Hal Finney wrote:

That would be true IF you include descriptions that are infinitely long.
Then the set of all descriptions would be of cardinality c.  If your
definition of a description implies that each one must be finite, then the
set of all of them would have cardinality aleph-zero.
What about descriptions that are finite but would require an oracle machine to actually "compute"? We can define Omega, whose digits can be known only if you know whether each and every turing machine halts or not, in a finite number of words, but it can't be computed by any turing machine. If I'm remembering correctly there are also 2nd-order oracle machines that "compute" things 1st-order oracle machines cannot, and 3rd-order oracle machines, and so on, with a new level of oracle for each new ordinal (although I'm not sure if it makes sense to talk about aleph-one-order oracles or if it's just for the countable ordinals). This would suggest that no countable list of "finite descriptions" which includes descriptions for arbitrary oracle machines could ever be complete--as long as you have some finite rule for generating the list, you can use diagonalization to come up with a new number which has a finite description for some oracle machine.

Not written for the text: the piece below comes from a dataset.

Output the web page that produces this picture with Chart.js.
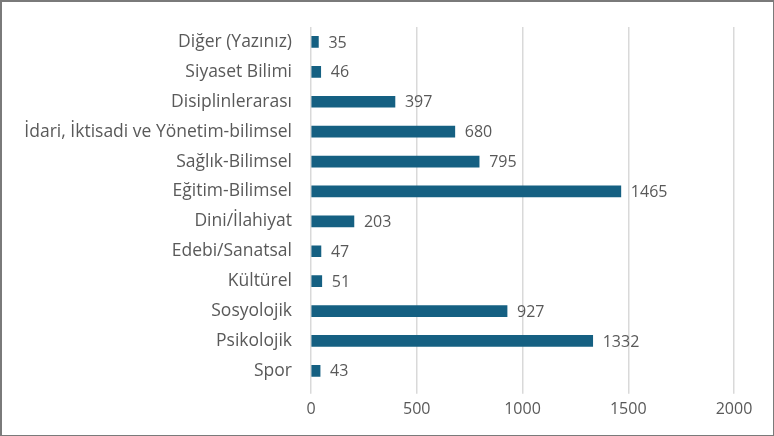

I think that numbers like Omega really "exist" in the same sense as pi (in Platonia, if you will). I am not so sure about "random reals" which have no finite description of any kind. I don't know what implications this philosophy would have for a TOE...even a number like Omega can in some sense be computed "in the limit" by a turing machine (by initially assuming each turing machine fails to halt, then simulating each one and revising the number each time a particular machine is found to halt), even if the value of a particular digit cannot be decided in a finite time as with pi or other computable numbers. I assume this would probably be true for any number with a finite description. Doesn't the UDA argument in some sense depend on the idea of computing "in the limit" too?